Chinese state-owned regional commercial bank

Bank of Handan Co Ltd is a state-owned regional commercial bank based in Handan, Hebei, China. It focus on deposits, wealth management, micro loans, foreign exchange, internet banking, and trade finance services. The bank also offer services to institutional and international customers.

== History ==
In 1984, the first urban credit cooperative in Handan was established. In 1994, the Handan Urban Credit Cooperative was established and in October 1996 it officially opened. In March 2002, according to the requirements of the financial system reform of the State Council, on the basis of the original 15 urban credit cooperatives in urban areas, it was restructured and reorganized into a single-legal entity joint-stock urban credit cooperative.

On October 30, 2007, China Banking Regulatory Commission approved the establishment of Handan City Commercial Bank based on the restructured cooperative. On June 10, 2008, the Hebei Banking Regulatory Bureau approved the opening of Handan Commercial Bank Co., Ltd and on July 10, 2008 it was officially listed. On November 26, 2010, the China Banking Regulatory Commission approved the renaming of Handan City Commercial Bank as Bank of Handan Co Ltd.
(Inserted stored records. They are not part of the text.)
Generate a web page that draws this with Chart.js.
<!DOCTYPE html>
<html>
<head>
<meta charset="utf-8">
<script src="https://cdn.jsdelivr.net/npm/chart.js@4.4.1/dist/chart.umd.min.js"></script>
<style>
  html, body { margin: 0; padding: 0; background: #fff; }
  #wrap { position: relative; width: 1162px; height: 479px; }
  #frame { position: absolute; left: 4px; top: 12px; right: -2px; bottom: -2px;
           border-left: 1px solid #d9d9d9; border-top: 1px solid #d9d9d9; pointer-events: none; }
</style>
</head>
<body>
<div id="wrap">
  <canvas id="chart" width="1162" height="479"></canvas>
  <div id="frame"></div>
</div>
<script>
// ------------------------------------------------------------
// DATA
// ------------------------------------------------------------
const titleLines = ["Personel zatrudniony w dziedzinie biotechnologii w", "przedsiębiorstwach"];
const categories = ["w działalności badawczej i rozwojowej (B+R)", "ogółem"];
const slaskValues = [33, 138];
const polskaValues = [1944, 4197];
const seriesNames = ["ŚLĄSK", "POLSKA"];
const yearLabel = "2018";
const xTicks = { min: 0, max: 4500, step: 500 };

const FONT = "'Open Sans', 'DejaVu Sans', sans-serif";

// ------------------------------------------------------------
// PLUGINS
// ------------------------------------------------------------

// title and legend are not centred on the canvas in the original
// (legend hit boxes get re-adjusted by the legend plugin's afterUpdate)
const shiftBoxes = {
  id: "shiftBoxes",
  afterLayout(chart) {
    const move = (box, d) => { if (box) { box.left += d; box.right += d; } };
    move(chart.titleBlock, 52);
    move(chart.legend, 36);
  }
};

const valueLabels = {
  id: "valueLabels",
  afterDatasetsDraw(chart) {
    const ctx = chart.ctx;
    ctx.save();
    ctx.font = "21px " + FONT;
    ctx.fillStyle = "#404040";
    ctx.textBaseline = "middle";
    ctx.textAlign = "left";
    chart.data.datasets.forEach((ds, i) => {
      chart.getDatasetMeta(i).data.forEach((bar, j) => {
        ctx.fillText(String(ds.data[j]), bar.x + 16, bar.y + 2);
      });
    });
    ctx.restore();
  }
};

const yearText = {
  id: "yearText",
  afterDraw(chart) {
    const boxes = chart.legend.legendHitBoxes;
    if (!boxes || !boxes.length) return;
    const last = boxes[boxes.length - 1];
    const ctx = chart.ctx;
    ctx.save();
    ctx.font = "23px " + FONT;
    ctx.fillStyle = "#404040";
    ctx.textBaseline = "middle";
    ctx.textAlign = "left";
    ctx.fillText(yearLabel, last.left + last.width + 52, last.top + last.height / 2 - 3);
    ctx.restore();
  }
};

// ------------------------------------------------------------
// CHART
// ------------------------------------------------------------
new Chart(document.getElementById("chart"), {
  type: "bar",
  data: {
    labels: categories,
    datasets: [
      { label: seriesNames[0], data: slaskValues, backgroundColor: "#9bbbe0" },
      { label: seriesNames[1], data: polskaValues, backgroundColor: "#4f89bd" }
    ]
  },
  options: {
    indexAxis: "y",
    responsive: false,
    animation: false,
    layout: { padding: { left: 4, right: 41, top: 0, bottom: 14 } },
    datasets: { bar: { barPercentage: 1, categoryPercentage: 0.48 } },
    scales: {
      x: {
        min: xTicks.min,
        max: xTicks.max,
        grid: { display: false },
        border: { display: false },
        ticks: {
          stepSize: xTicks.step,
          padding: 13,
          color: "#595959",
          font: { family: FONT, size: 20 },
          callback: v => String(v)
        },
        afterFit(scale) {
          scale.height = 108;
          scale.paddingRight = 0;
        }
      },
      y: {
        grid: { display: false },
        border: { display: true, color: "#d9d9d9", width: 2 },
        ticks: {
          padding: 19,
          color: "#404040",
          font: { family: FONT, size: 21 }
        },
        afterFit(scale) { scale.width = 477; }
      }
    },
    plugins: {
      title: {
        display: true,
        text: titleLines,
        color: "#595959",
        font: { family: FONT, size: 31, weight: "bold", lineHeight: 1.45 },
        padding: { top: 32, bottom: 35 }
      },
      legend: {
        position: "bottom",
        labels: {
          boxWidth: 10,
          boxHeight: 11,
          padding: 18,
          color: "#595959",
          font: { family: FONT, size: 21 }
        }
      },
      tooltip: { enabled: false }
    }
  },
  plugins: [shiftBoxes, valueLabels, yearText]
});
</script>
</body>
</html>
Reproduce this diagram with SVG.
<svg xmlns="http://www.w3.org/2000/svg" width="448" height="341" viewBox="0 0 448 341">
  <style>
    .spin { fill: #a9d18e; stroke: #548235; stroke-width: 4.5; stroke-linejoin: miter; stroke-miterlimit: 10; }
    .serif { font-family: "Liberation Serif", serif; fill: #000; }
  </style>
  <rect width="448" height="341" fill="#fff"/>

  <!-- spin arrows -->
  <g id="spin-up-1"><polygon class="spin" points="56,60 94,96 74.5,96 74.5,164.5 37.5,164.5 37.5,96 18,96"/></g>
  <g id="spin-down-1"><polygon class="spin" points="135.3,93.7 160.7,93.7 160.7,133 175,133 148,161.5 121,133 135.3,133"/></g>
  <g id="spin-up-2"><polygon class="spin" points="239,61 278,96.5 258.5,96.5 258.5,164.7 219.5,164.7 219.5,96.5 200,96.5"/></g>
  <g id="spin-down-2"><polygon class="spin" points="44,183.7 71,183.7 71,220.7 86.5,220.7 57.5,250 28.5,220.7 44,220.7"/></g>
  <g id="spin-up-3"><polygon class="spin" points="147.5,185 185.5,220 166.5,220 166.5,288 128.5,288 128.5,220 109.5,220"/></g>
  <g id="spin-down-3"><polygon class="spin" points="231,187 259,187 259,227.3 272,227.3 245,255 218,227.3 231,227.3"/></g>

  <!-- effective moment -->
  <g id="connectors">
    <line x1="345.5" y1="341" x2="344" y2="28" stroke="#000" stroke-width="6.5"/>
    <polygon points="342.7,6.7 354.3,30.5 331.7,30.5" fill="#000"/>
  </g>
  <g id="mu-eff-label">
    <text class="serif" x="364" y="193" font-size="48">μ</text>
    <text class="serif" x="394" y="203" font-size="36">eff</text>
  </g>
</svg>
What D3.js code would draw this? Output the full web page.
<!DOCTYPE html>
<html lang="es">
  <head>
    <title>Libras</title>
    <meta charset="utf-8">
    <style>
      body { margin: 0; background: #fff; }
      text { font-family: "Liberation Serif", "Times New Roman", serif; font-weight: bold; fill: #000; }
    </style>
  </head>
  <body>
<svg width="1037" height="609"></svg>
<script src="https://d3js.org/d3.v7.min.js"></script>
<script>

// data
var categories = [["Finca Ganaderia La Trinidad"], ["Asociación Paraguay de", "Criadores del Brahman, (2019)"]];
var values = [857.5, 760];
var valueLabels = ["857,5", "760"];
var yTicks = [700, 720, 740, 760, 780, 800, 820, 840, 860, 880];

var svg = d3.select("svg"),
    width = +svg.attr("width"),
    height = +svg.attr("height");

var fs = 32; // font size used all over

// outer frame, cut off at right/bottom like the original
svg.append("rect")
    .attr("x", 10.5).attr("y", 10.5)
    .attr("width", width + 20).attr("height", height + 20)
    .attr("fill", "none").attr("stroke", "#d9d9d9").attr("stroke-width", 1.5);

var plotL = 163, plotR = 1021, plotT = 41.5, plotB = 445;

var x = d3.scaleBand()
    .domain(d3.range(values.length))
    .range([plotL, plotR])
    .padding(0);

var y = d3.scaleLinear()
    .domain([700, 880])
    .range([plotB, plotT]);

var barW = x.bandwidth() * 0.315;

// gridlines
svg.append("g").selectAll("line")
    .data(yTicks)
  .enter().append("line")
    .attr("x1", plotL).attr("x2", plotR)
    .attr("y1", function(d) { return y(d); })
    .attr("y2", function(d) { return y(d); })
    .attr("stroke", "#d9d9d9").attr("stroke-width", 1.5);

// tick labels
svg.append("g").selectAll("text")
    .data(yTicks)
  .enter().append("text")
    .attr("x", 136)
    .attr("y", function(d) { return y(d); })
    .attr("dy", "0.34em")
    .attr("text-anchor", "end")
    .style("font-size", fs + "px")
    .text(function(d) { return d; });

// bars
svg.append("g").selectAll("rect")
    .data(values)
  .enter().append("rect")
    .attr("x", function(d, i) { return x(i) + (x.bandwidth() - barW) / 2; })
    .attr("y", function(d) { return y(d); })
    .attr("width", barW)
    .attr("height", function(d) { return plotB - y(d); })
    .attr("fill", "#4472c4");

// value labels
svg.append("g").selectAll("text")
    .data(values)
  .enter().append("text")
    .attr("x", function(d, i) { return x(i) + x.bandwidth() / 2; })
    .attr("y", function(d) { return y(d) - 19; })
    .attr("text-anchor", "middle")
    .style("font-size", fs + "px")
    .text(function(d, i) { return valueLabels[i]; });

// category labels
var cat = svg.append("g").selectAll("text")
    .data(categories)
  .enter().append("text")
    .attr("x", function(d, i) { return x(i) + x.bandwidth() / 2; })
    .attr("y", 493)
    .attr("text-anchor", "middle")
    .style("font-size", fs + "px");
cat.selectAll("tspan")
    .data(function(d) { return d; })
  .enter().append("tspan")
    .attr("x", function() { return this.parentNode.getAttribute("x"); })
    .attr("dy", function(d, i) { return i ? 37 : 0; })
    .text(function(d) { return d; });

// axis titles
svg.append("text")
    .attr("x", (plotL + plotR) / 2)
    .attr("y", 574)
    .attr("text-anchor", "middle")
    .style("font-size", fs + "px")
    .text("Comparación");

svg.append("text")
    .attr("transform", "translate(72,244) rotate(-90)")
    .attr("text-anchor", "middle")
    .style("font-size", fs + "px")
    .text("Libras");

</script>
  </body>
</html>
On December 28, 2010, Shijiazhuang Branch of Bank of Handan officially opened. At the end of June 2018, there were 32 business outlets, the balance of deposits was CN¥ 16.2 billion, and the balance of full-caliber loans was CN¥ 7.7 billion. On December 30, 2016, Baoding Branch opened; on April 22, 2018, Xingtai Branch opened.

== Controversies ==
In 2022, the Bank of Handan was reported that it was involved in a fraud case related to Lihe Jimin, with the amount involved exceeding CN¥ 210 million.

== Award ==
In 2018, Bank of Handan ranked 662 in Top 1000 World Banks ranking released by magazine The Banker.